• **Required work**: Beginning with the first line, set down every line through the one containing "0.074, 0.046, 0.020, 0.008, 0.000, -0.006, -0.006, -0.003]", exactly as it appears, but not the pictures.

═════ Material supplied

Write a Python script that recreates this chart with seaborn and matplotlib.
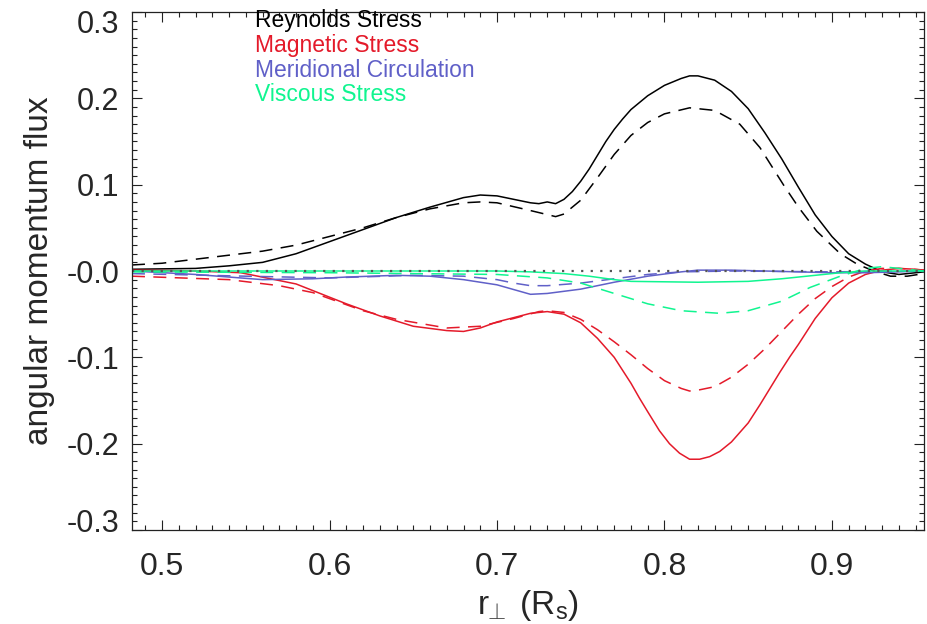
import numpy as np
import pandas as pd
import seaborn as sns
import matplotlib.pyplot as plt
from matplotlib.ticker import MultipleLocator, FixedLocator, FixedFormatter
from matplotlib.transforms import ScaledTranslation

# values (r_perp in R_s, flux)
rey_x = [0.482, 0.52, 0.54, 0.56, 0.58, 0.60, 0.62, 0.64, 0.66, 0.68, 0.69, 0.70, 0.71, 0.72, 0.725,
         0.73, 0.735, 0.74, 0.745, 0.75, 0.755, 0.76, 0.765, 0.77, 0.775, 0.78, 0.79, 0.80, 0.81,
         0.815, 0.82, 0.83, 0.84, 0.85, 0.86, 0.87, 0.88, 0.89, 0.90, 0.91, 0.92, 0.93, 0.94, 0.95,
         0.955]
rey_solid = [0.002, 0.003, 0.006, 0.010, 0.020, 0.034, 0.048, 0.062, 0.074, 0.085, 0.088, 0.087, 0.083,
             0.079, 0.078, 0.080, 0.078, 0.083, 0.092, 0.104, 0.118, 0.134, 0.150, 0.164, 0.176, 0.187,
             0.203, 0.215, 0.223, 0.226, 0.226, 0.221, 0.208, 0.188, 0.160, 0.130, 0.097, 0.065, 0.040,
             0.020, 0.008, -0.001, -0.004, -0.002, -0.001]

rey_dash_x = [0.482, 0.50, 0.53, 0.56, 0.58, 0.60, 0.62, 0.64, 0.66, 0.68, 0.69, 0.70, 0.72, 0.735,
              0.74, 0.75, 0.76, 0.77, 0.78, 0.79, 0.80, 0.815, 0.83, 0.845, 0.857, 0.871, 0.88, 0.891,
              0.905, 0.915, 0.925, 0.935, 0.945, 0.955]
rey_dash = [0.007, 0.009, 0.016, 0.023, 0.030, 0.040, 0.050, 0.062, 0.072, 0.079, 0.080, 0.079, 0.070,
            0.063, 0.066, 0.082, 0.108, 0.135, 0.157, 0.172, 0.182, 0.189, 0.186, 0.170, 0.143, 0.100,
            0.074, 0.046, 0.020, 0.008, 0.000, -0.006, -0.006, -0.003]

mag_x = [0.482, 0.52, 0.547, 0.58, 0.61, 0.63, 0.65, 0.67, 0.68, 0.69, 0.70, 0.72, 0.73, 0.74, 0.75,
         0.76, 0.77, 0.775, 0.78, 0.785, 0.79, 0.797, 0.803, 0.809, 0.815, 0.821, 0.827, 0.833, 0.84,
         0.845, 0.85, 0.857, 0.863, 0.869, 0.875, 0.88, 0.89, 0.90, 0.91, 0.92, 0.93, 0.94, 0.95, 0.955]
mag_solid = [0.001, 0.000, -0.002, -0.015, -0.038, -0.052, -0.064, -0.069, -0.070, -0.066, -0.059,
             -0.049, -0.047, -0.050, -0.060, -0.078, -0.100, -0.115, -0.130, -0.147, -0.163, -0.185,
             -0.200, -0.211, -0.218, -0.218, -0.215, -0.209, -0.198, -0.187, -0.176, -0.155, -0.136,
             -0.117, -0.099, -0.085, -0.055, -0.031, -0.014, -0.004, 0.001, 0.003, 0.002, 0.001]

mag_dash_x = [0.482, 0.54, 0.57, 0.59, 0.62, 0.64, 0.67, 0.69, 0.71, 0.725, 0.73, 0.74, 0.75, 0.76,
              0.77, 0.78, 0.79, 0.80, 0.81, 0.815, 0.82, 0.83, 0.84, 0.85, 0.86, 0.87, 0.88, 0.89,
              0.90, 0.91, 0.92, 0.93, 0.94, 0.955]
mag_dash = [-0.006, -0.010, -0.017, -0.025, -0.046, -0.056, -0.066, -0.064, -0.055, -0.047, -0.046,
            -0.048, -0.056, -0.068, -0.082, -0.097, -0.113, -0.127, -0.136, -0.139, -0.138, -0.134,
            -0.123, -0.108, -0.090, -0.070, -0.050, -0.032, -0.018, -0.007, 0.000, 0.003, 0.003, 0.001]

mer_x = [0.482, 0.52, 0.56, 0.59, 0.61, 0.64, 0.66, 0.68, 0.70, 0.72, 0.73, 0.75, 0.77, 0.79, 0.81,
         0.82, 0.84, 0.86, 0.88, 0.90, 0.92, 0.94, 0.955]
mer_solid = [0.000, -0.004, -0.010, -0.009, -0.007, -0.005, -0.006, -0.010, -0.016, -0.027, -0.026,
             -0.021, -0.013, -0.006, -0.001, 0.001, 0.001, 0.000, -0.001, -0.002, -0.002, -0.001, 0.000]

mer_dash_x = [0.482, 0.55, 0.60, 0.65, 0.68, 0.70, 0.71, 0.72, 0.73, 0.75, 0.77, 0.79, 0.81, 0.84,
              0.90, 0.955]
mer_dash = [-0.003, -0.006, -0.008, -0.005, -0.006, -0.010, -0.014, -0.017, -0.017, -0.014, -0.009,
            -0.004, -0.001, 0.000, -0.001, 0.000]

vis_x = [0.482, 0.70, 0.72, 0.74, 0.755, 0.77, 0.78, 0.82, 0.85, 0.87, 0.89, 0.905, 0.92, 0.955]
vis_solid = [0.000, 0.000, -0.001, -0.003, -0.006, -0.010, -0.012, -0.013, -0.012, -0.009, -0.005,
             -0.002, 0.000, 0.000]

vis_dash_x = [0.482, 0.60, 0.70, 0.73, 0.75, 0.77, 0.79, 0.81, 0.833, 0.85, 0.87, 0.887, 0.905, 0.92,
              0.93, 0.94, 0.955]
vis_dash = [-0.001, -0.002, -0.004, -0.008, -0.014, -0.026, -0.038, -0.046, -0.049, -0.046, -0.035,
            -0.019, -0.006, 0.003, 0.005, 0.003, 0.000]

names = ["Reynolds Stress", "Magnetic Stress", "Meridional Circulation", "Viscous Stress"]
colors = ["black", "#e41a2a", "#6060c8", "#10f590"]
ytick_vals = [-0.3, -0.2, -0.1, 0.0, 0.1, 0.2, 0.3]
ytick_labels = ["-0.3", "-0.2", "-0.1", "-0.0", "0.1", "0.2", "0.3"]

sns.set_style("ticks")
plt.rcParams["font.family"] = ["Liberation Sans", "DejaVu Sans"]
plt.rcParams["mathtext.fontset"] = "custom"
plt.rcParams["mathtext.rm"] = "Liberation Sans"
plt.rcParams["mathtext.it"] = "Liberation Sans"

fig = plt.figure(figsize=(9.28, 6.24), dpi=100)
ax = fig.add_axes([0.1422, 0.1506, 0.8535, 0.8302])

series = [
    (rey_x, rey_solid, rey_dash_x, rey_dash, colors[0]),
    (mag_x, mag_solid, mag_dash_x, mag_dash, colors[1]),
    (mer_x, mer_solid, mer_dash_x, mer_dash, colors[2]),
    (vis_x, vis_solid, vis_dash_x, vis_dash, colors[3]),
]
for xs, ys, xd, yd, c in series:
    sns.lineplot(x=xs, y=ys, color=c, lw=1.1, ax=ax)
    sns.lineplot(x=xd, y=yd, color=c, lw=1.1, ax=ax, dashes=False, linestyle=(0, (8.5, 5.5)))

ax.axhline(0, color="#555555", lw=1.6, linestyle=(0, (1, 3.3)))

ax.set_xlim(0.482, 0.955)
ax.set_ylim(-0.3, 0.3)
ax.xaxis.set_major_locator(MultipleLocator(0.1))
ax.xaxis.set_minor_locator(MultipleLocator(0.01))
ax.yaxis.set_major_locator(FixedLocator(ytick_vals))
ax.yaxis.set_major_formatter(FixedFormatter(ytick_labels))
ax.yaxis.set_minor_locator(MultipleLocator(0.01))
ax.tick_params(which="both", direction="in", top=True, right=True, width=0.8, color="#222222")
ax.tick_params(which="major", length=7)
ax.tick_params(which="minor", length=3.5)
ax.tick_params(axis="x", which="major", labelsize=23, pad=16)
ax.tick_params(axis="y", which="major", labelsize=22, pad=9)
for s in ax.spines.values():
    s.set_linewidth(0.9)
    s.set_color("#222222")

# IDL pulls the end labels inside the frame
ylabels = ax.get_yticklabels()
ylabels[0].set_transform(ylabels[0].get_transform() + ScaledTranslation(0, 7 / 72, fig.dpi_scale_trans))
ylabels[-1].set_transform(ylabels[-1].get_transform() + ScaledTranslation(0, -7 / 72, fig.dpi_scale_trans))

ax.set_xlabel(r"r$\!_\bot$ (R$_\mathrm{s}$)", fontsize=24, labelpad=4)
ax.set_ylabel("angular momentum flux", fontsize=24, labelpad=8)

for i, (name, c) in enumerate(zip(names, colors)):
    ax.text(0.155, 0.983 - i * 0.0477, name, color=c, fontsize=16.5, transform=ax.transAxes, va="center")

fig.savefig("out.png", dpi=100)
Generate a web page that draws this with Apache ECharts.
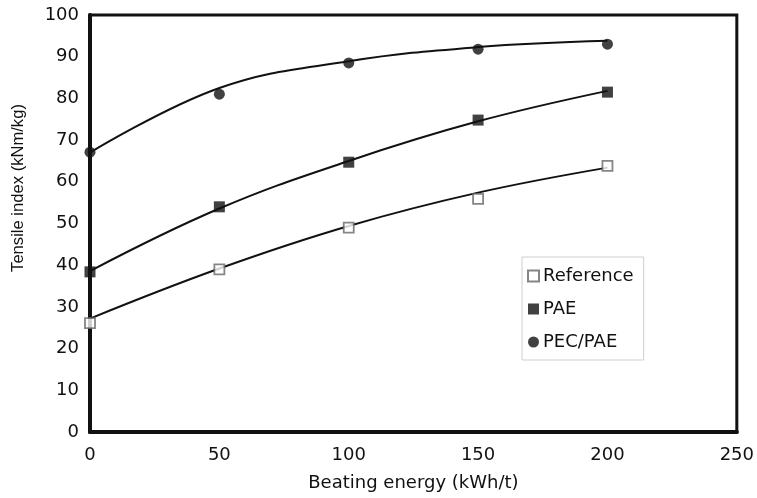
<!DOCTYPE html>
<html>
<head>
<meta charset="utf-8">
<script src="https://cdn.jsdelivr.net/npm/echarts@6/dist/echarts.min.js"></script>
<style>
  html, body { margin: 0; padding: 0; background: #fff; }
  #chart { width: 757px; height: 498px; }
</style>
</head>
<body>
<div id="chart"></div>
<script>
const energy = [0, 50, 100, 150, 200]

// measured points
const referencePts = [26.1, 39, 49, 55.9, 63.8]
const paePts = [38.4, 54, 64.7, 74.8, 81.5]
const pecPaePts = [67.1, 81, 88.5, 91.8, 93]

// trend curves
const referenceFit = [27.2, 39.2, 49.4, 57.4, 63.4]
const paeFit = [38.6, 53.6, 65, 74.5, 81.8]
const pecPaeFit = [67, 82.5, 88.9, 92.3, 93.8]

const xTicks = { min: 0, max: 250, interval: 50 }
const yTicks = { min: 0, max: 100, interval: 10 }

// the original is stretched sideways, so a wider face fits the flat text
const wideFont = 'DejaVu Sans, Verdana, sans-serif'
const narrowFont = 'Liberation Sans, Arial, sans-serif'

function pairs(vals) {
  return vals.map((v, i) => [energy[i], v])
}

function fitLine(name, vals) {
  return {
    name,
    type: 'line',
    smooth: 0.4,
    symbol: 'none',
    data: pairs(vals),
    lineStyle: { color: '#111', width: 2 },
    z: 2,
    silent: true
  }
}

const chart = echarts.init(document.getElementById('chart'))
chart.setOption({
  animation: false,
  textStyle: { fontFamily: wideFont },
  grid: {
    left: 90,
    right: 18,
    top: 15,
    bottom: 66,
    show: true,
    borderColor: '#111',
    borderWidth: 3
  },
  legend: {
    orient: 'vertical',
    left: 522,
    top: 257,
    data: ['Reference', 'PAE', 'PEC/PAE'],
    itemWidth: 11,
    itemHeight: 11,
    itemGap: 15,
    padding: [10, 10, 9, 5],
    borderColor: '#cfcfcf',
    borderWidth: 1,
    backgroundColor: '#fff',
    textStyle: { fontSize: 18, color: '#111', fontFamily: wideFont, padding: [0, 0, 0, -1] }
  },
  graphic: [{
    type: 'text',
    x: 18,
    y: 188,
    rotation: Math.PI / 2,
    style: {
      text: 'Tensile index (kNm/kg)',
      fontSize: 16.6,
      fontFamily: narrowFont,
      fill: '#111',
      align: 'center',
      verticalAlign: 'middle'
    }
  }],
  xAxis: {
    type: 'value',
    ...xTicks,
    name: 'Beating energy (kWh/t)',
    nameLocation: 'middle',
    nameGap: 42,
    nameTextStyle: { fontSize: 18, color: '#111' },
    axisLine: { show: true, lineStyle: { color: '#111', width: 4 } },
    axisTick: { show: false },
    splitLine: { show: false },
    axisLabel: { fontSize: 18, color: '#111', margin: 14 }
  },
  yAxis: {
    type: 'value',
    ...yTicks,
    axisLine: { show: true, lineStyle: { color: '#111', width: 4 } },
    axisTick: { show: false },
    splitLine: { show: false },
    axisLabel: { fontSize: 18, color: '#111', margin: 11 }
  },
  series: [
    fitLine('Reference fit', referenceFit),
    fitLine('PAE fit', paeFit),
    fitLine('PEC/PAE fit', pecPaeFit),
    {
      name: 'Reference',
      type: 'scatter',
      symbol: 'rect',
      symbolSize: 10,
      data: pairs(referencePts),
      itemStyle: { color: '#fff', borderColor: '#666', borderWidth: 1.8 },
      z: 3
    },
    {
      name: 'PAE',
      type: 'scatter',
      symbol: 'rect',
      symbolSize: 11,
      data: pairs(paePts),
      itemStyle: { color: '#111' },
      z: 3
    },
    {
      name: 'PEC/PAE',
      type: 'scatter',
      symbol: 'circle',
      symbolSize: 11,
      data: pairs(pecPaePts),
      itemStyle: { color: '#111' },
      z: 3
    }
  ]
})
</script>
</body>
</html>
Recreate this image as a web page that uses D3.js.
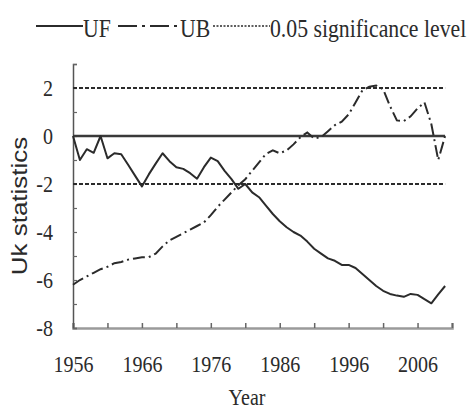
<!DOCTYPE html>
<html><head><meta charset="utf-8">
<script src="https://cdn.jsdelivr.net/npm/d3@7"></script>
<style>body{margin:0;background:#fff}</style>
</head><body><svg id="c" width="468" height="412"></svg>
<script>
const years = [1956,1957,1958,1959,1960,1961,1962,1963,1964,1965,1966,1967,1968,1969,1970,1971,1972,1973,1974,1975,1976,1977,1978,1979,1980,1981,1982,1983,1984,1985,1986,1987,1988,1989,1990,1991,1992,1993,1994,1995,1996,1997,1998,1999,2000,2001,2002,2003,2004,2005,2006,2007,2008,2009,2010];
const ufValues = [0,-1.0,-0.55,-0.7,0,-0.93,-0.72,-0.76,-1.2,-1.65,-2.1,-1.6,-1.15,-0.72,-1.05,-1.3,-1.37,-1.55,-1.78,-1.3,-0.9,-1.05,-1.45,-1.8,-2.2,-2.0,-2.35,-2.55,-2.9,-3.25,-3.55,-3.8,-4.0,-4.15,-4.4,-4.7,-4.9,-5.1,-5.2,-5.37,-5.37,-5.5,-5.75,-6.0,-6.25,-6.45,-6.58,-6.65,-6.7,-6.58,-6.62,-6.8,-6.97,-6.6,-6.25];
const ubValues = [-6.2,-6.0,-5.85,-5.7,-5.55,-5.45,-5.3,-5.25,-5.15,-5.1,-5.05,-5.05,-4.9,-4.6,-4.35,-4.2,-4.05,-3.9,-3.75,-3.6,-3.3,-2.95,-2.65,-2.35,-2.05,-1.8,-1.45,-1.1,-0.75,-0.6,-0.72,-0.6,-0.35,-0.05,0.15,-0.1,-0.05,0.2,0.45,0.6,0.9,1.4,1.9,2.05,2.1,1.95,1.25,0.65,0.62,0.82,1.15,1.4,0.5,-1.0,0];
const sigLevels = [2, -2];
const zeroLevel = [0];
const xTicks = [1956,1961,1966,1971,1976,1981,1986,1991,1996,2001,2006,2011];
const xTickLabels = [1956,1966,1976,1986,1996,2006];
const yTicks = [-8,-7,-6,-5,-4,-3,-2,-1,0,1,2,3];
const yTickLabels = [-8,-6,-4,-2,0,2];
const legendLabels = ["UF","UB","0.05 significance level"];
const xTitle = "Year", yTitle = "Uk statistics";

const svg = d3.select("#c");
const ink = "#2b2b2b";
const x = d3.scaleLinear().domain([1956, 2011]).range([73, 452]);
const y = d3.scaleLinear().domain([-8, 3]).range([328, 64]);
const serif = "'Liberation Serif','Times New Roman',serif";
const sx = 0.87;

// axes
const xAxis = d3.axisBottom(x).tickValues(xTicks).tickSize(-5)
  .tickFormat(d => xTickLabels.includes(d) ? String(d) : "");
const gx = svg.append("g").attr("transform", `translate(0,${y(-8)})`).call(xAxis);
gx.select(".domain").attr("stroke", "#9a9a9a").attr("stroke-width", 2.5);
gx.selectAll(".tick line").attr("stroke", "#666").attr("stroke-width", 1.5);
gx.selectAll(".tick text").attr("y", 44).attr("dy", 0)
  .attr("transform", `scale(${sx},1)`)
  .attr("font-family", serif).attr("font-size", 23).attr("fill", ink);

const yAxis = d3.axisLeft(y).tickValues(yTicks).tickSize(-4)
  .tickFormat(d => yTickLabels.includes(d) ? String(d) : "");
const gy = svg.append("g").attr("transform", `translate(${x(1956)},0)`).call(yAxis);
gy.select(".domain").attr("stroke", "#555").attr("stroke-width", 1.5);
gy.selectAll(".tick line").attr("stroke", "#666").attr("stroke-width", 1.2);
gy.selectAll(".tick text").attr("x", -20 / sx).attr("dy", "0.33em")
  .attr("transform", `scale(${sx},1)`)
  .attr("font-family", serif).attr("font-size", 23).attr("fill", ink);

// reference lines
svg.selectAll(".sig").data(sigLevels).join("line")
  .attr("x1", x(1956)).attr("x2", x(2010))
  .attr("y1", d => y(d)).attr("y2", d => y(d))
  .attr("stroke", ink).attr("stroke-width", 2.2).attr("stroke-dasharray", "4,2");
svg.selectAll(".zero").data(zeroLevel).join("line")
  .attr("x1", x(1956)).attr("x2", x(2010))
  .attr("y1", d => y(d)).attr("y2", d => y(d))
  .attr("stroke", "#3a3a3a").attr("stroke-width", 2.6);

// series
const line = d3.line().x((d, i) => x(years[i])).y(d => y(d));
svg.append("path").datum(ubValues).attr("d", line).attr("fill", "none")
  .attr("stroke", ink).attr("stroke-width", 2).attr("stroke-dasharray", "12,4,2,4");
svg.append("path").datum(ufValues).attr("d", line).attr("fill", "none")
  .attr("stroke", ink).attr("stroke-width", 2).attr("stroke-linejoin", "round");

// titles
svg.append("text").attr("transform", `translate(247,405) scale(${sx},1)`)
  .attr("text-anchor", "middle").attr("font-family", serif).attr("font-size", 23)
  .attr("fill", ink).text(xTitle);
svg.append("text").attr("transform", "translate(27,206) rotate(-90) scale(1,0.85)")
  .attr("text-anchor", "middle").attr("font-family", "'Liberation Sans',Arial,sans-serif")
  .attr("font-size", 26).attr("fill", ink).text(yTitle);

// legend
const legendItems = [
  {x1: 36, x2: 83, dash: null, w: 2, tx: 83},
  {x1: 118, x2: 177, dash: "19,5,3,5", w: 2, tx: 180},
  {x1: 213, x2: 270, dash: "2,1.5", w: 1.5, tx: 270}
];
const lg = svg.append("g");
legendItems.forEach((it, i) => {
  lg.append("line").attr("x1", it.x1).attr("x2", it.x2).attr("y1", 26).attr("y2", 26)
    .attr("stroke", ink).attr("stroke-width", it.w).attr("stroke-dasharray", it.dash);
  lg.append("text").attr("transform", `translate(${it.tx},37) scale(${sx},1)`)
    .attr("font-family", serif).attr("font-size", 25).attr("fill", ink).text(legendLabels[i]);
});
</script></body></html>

══════════

• **Response to this task**:
Write a Python script that recreates this chart with seaborn and matplotlib.
import numpy as np
import pandas as pd
import seaborn as sns
import matplotlib.pyplot as plt
from matplotlib.ticker import MultipleLocator, FixedLocator, FixedFormatter
from matplotlib.transforms import ScaledTranslation

# values (r_perp in R_s, flux)
rey_x = [0.482, 0.52, 0.54, 0.56, 0.58, 0.60, 0.62, 0.64, 0.66, 0.68, 0.69, 0.70, 0.71, 0.72, 0.725,
         0.73, 0.735, 0.74, 0.745, 0.75, 0.755, 0.76, 0.765, 0.77, 0.775, 0.78, 0.79, 0.80, 0.81,
         0.815, 0.82, 0.83, 0.84, 0.85, 0.86, 0.87, 0.88, 0.89, 0.90, 0.91, 0.92, 0.93, 0.94, 0.95,
         0.955]
rey_solid = [0.002, 0.003, 0.006, 0.010, 0.020, 0.034, 0.048, 0.062, 0.074, 0.085, 0.088, 0.087, 0.083,
             0.079, 0.078, 0.080, 0.078, 0.083, 0.092, 0.104, 0.118, 0.134, 0.150, 0.164, 0.176, 0.187,
             0.203, 0.215, 0.223, 0.226, 0.226, 0.221, 0.208, 0.188, 0.160, 0.130, 0.097, 0.065, 0.040,
             0.020, 0.008, -0.001, -0.004, -0.002, -0.001]

rey_dash_x = [0.482, 0.50, 0.53, 0.56, 0.58, 0.60, 0.62, 0.64, 0.66, 0.68, 0.69, 0.70, 0.72, 0.735,
              0.74, 0.75, 0.76, 0.77, 0.78, 0.79, 0.80, 0.815, 0.83, 0.845, 0.857, 0.871, 0.88, 0.891,
              0.905, 0.915, 0.925, 0.935, 0.945, 0.955]
rey_dash = [0.007, 0.009, 0.016, 0.023, 0.030, 0.040, 0.050, 0.062, 0.072, 0.079, 0.080, 0.079, 0.070,
            0.063, 0.066, 0.082, 0.108, 0.135, 0.157, 0.172, 0.182, 0.189, 0.186, 0.170, 0.143, 0.100,
            0.074, 0.046, 0.020, 0.008, 0.000, -0.006, -0.006, -0.003]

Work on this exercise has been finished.